The Trustee, in all three adversary proceedings, has submitted a Dun & Bradstreet report and a supporting deposition of one Paul Bollinger, a Dun & Bradstreet business analyst. The report states that businesses in Esmet's industry pay their bills 30 to 45 days after receipt of an invoice. If the court were to accept this finding, it is clear that all three defendants are not entitled to claim the ordinary course exception.
The court, however, is not persuaded by this evidence for several reasons. First, as to Sand, the payments at issue were from Unimet, but the Dun & Bradstreet report relates only to industries similar to Esmet. The court is not inclined to give such a broad and liberal reading to the report as to make it applicable to a separate and distinct entity.

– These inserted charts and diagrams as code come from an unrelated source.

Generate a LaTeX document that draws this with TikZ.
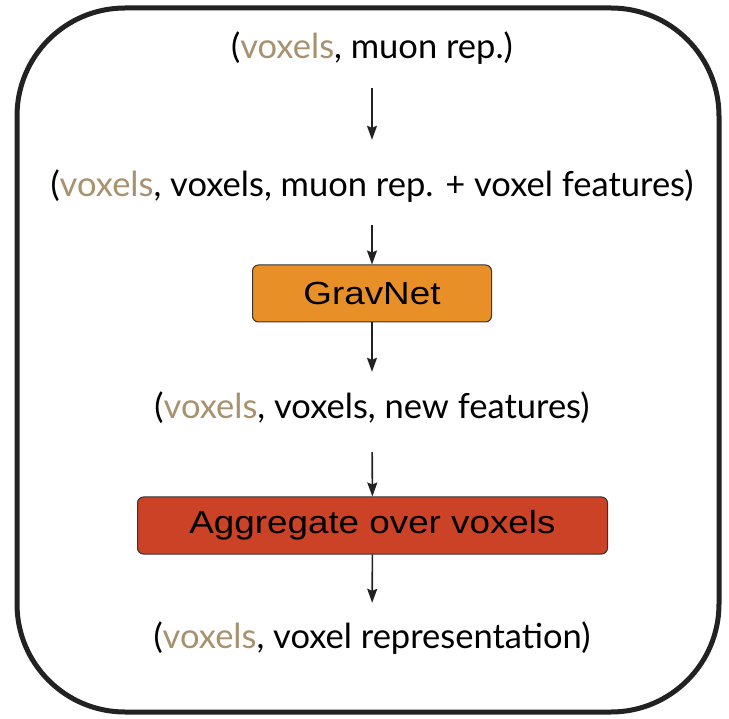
\documentclass[tikz,border=0pt]{standalone}
\usepackage{fontspec}
\setmainfont{Lato}
\newfontfamily\boxfont[FakeStretch=1.15]{Liberation Sans}
\usetikzlibrary{arrows.meta,positioning}
\definecolor{voxelTan}{HTML}{A8916F}
\definecolor{gravOrange}{HTML}{E98F27}
\definecolor{aggRed}{HTML}{CB4226}
\definecolor{frameGrey}{HTML}{222222}
\definecolor{edgeGrey}{HTML}{333333}
\newcommand{\vox}{\textcolor{voxelTan}{voxels}}

\begin{document}
\begin{tikzpicture}[x=1pt,y=-1pt,>={Stealth[length=14pt,width=10pt,inset=2pt]},
    tuple/.style={inner sep=0pt,text height=25pt,text depth=8pt,font=\fontsize{34.5}{40}\selectfont},
    layer/.style={draw=edgeGrey,line width=1pt,rounded corners=6pt,inner sep=0pt,
      minimum height=57pt,font=\boxfont\fontsize{32}{38}\selectfont},
    flow/.style={->,line width=1.6pt,frameGrey}]
  \useasboundingbox (0,0) rectangle (729,719);
  \draw[frameGrey,line width=5pt,rounded corners=108pt] (17,8) rectangle (719,712);

  \node[tuple] (inrep) at (372,50) {(\vox, muon rep.)};
  \node[tuple] (pairs) at (372,188) {(\vox, voxels, muon rep. + voxel features)};
  \node[layer,fill=gravOrange,minimum width=239pt] (gravnet) at (372,293.5) {GravNet};
  \node[tuple] (newfeat) at (372,410) {(\vox, voxels, new features)};
  \node[layer,fill=aggRed,minimum width=470pt] (aggr) at (372.5,525.5) {Aggregate over voxels};
  \node[tuple] (outrep) at (372,640) {(\vox, voxel representation)};

  \draw[flow,shorten <=21.5pt,shorten >=31.5pt] (inrep) -- (pairs);
  \draw[flow,shorten <=20.5pt] (pairs) -- (gravnet);
  \draw[flow,shorten >=21.5pt] (gravnet) -- (newfeat);
  \draw[flow,shorten <=25.5pt] (newfeat) -- (aggr);
  \draw[flow,shorten >=20.5pt] (aggr) -- (outrep);
\end{tikzpicture}
\end{document}
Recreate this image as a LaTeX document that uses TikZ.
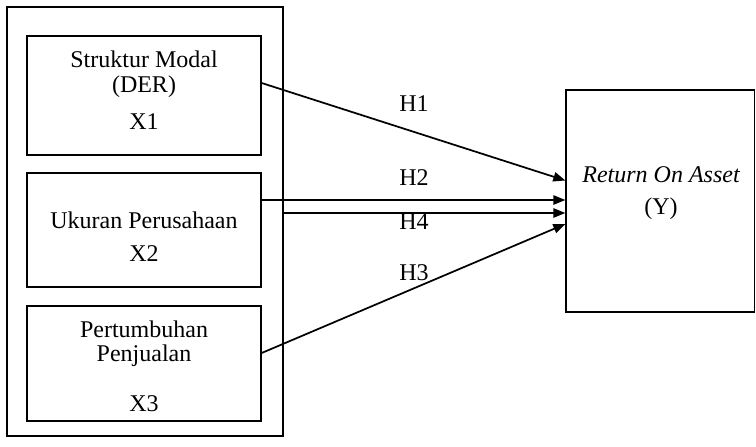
\documentclass[tikz,border=0pt]{standalone}
\usepackage{fontspec}
\setmainfont{Liberation Serif}
\usetikzlibrary{arrows.meta,fit}
\tikzset{
    box/.style={draw, line width=1pt, inner sep=0pt},
    lbl/.style={font=\fontsize{18}{21}\selectfont, inner sep=0pt},
    arr/.style={line width=1.3pt, -{Triangle[length=9pt,width=7pt]}}
}

\begin{document}
\begin{tikzpicture}[x=0.75pt, y=-0.75pt]
	\useasboundingbox (0,0) rectangle (756,446);
	\node (outer) [box, fit={(7,7) (283,436)}] {};
	\node (x1) [box, fit={(27,36) (261,155)}] {};
	\node (x2) [box, fit={(27,173) (261,287)}] {};
	\node (x3) [box, fit={(27,306) (261,421)}] {};
	\node (roa) [box, fit={(566,90) (754.5,312)}] {};
	
	\node (t1a) [lbl] at (144,59) {Struktur Modal};
	\node (t1b) [lbl] at (144,87) {(DER)};
	\node (t1c) [lbl] at (144,122) {X1};
	\node (t2a) [lbl] at (144,220) {Ukuran Perusahaan};
	\node (t2b) [lbl] at (144,254) {X2};
	\node (t3a) [lbl] at (144,329) {Pertumbuhan};
	\node (t3b) [lbl] at (144,356) {Penjualan};
	\node (t3c) [lbl] at (144,404) {X3};
	\node (ya) [lbl] at (661,175) {\itshape Return On Asset};
	\node (yb) [lbl] at (661,209) {(Y)};
	
	\node (h1) [lbl] at (414,104) {H1};
	\node (h2) [lbl] at (414,178) {H2};
	\node (h4) [lbl] at (414,222) {H4};
	\node (h3) [lbl] at (414,273) {H3};
	
	\draw[arr] (x1.east |- 0,83) -- (roa.west |- 0,180.5);
	\draw[arr] (x2.east |- 0,200) -- (roa.west |- 0,200);
	\draw[arr] (outer.east |- 0,213) -- (roa.west |- 0,213);
	\draw[arr] (x3.east |- 0,353) -- (roa.west |- 0,224);
\end{tikzpicture}
\end{document}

Second, and more important, is the fact that the report does not cover the same time frame in which the payments were made by Unimet and Esmet to the defendants. All the payments under examination were made between December 20, 1984 and February 13, 1985. But as is stated by Mr. Bollinger in his deposition, the information in the Dun & Bradstreet report is relevant for a time period from June, 1986 to July, 1987. Mr. Bollinger also states that the information in the report changes based on updated trade experiences.
Again, the court cannot elasticize the information in this report as to make it applicable to payments that occurred over one and one-half years prior to the time it is certified to be relevant. The court is well aware of the difficulties of presenting evidence as to the ordinary business terms in the parties' industry, but it is more cognizant of the fact that any decision made by it must be based on probative, relevant evidence.
Of the three defendants in the instant proceedings, only Kenmore has presented evidence on the issue of ordinary *454 business terms. Through affidavits and analyses of accounts receivable and accounts payable, Kenmore asserts that payments made 100 to 110 days after receiving an invoice are so made.
Upon review of this evidence, the court finds that it cannot make a definitive finding that these payments are consistent with the manner and timing of other payments in the parties' industry. The evidence presented by Kenmore does shed light on payments made to companies similar to Kenmore. But the evidence has not been shown to be relevant to companies in Unimet's or Esmet's industry. The court also finds the evidence not to be so convincing on this factual issue as to warrant granting summary judgment. Accordingly, the motions for summary judgment will be denied.
An order in accordance herewith shall issue.